Invested 15% of Gross Income in Retirement Accounts

Now that Kamel was debt free and financially ready for unexpected expenses, he was ready to begin investing. For him, that process didn’t mean choosing winning stocks or taking aggressive risks in the market. He simply invested 15% of his gross income into a tax-advantaged retirement account every month.

Kamel credits his consistency with generating a large amount of his wealth. He says eight of 10 millionaires reach their status through employer-sponsored retirement plans, and he saw no reason he couldn’t do the same.

Paid Off His Mortgage Early

Finally, when Kamel and his wife decided to purchase their first home, they shopped with the idea of paying off their mortgage early. This meant they didn’t buy their dream home but instead bought a cheaper, modest house with a large down payment and a 15-year loan.

But the couple didn’t stop there. They kept pursuing side hustles, budgeted aggressively and managed to pay more than they owed on their mortgage each month. Eventually, they paid off their home in full and officially became net-worth millionaires about 10 years after starting this journey.

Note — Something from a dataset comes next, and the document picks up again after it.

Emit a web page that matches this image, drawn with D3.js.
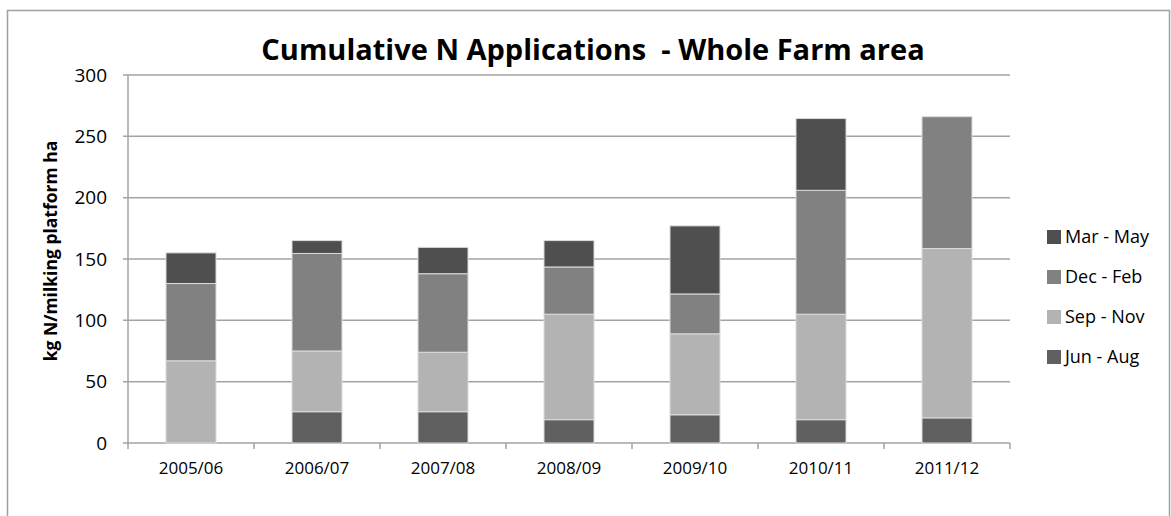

Takeaways From George Kamel’s Story

Kamel’s journey from broke to millionaire in 10 years shows what consistent hard work and aggressive budgeting can do for your financial future. But is it something the average person can repeat?

The answer can vary based on your income and expenses. Anybody can follow Kamel’s process. However, the amount of time it takes you to complete each step will depend on how much extra income you have after paying bills.

Kamel notes that he and his wife were a dual-income, no-child couple while going through this journey. This gave them more room for saving in their budget than the average family might have.

Still, don’t let that discourage you. Even if it takes you longer to become a millionaire, you can get there eventually with the right mindset and financial discipline.

The Bottom Line

Kamel’s example is one you can follow to retake control of your financial future. But it’s not the only way to become a millionaire.

From passive-income millionaire to late-in-life millionaire, you can find a strategy that works for you no matter where you are in your financial journey. The key is choosing a path, getting started on it and not looking back until you reach your goals.